TUESDAY, Oct. 2 (HealthDay News) — The latest research on vitamin D supplementation has found that it won’t help ward off the common cold in otherwise healthy adults who have normal vitamin D levels.
“In the healthy adult population, vitamin D will not prevent or reduce the severity of common colds,” said the study’s lead author, Dr. David Murdoch, a professor and head of pathology at the University of Otago in Christchurch, New Zealand.
“At present, no supplement has been shown to prevent colds,” he added. “We need evidence from rigorous studies — like ours — before making claims about any nutritional supplement’s potential to prevent colds.”
Results of the study are published in the Oct. 3 issue of the Journal of the American Medical Association.
Vitamin D helps keep the immune system functioning well, and several observational studies have suggested that people with higher levels of the vitamin have fewer colds. Colds are also known as upper respiratory infections.
To test this association, Murdoch and his colleagues recruited more than 300 healthy adults from Christchurch. All had normal vitamin D levels at the start of the study.
Half the group was randomly assigned to receive oral vitamin D, while the other half received a placebo tablet. The vitamin D group was given a once-monthly pill that contained 200,000 international units (IU) for the first two months, and then 100,000 IU for the rest of the 18-month study. That works out to slightly more than 6,600 IU daily for the first two months and just over 3,300 IU daily for the remainder of the study.
There was no statistically significant difference between the groups in the number of colds. Those taking vitamin D averaged 3.7 colds per person during the study, while the placebo group had an average of 3.8 colds per person.
There also were no differences in the number of days of work missed due to upper respiratory infections. Participants in each group missed an average of about three-quarters of a single day of work during the study due to a cold, and colds lasted about 12 days in each group, according to the study.
“Both groups had a similar number of colds, thus we can conclude that vitamin D had no effect in preventing colds in this group,” Murdoch said. “This is the first study to show this so conclusively, as previous studies all had major limitations — usually because they studied too few people or for only a short time.”
Murdoch said there is no evidence right now to suggest that people with a vitamin D deficiency would see a benefit in terms of fewer colds from high levels of vitamin D supplementation, but added that a trial like his would need to be done to be able to say conclusively that this group wouldn’t benefit.
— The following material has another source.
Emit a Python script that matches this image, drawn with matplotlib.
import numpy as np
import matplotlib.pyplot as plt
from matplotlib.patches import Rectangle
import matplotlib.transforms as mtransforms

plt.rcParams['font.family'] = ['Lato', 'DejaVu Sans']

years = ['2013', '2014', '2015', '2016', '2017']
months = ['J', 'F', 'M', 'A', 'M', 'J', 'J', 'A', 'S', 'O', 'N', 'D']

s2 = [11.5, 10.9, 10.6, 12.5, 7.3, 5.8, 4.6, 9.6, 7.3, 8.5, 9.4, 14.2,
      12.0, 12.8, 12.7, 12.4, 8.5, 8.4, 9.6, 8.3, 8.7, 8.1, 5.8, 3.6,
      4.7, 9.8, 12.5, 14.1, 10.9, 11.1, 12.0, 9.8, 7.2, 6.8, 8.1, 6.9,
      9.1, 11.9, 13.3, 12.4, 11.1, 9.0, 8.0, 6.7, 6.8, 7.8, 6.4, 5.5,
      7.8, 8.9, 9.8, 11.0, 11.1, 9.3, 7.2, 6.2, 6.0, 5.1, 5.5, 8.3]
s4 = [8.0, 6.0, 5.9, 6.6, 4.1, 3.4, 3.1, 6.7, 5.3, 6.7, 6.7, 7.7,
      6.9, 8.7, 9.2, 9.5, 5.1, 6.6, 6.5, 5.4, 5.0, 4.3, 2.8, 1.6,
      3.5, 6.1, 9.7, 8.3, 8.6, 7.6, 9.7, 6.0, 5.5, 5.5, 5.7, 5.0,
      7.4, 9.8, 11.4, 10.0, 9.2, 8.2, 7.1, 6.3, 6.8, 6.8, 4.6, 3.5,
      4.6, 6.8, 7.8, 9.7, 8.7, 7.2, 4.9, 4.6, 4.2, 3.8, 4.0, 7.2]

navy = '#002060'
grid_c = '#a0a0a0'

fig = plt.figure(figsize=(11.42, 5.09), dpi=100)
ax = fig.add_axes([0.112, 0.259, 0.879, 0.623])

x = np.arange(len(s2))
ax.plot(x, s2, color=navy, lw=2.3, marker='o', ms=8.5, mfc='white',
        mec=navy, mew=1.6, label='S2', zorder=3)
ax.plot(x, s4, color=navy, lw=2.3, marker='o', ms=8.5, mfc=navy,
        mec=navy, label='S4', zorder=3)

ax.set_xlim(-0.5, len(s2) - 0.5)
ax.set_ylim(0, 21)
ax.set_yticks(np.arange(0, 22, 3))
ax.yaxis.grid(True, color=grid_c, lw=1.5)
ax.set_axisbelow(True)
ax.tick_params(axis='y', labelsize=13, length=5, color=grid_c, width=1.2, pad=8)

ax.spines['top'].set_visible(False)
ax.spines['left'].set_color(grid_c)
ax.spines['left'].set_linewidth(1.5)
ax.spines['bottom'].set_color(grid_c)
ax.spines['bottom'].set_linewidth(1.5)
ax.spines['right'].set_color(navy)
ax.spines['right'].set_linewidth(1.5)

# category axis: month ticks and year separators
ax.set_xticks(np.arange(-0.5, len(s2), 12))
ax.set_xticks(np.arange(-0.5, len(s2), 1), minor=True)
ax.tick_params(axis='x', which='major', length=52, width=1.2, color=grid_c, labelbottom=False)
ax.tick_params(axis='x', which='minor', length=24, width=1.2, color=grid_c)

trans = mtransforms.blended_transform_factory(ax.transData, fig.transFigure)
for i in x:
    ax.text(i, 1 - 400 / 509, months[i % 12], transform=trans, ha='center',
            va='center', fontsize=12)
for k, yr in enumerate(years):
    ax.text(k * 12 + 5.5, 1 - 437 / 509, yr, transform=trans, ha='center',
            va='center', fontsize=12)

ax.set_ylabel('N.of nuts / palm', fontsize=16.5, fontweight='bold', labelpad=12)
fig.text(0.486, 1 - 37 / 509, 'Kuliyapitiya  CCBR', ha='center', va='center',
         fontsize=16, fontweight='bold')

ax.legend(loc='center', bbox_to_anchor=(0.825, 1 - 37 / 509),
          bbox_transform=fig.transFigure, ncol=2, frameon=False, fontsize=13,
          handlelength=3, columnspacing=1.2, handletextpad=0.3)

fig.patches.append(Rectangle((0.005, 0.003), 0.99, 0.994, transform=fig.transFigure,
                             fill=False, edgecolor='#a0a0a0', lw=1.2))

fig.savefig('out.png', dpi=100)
Dr. Jeffrey Linder, author of an accompanying editorial in the same journal issue, and an associate professor of medicine at Brigham and Women’s Hospital and Harvard Medical School in Boston, said: “For people with adequate vitamin D levels, this trial shows pretty conclusively that vitamin D doesn’t reduce the frequency of colds.”
Linder said he’s “pessimistic that we’ll ever cure or be able to prevent the common cold.”
“I’d be hard pressed to imagine that there’s something you can take that would prevent the common cold, and I have not seen any well-designed randomized trials for any of the over-the-counter cold preventers,” he said.
The best advice, Linder said, is what you probably already know. Stay away from people who are sneezing a lot, and if you’re the one sneezing, try to stay away from others and sneeze into a tissue or your sleeve to help avoid the spread of germs. Wash your hands frequently.
And take steps to be in good health: Eat a healthy, well-balanced diet; exercise regularly; don’t smoke and get plenty of rest, he advised.
He added, however, that even with taking precautions, most people will get between three and four colds a year, and those colds will last around 12 days each.